As external spotlight has been placed on Guyana’s politics, making known events of the ’60s and ’70s, there still exists the Confederate flag flying on government buildings in some southern states in the United States. The confederate flag evokes painful memories of an era in American history characterised by racial hatred, African-Americans denied basic fundamental human rights and freedoms, such as the right to vote, free movement and to be treated equally.

The point being made here is that there is nothing unusual or uncharacteristic of Guyana’s political evolution/ development, but an understanding of this can only be achieved when put in proper perspective, including doing comparative analyses with other countries, including those considered beacons. The electoral path the country has travelled has not been without contentions and contestations. From disagreement of changing the system from First-past-the-Post to Proportional Representation, allegations of rigged elections, refusal to accept elections results, court vitiation of elections, electoral challenges in the court, to the attempt and awarding of seats to the wrong party, are features of this society, similar to that of others.

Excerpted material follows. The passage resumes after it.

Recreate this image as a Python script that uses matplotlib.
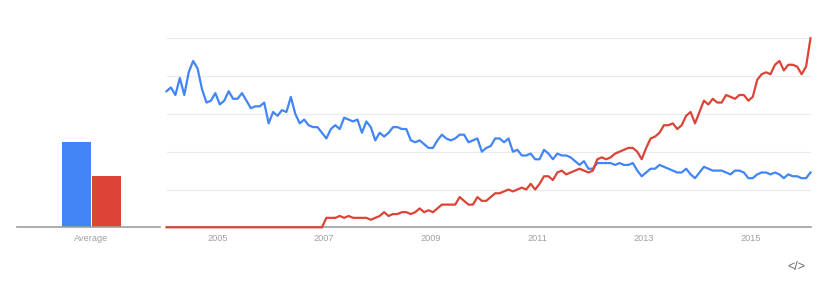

In 2008, the Barack Obama campaign had to deal with accusations of taking on characteristics of the infamous Chicago corrupt and ruthless politics. In 2000, there was the issue of the hanging chads, where Democratic candidate Al Gore was denied the presidency by 500 plus votes in an election it was generally felt he won, because the Supreme Court controlled by Republican judges ruled to refer the matter to the Florida Republican-controlled government who made a decision in favour of the Republican candidate, George W Bush.

Notwithstanding the deficiencies in the systems of the developed societies, they use these events and pitfalls to refine and improve systems to bring about growth or preferably what they call ‘a more perfect union’. In Guyana, there is need to be mindful that these issues are characteristics of human nature. For in looking around the world, it would be recognised that Guyana is not singular in its politics and actions; what Guyana may be singular in is the obstinacy to be wedded to the past and refusal to put the past in context, learn from the past and move on.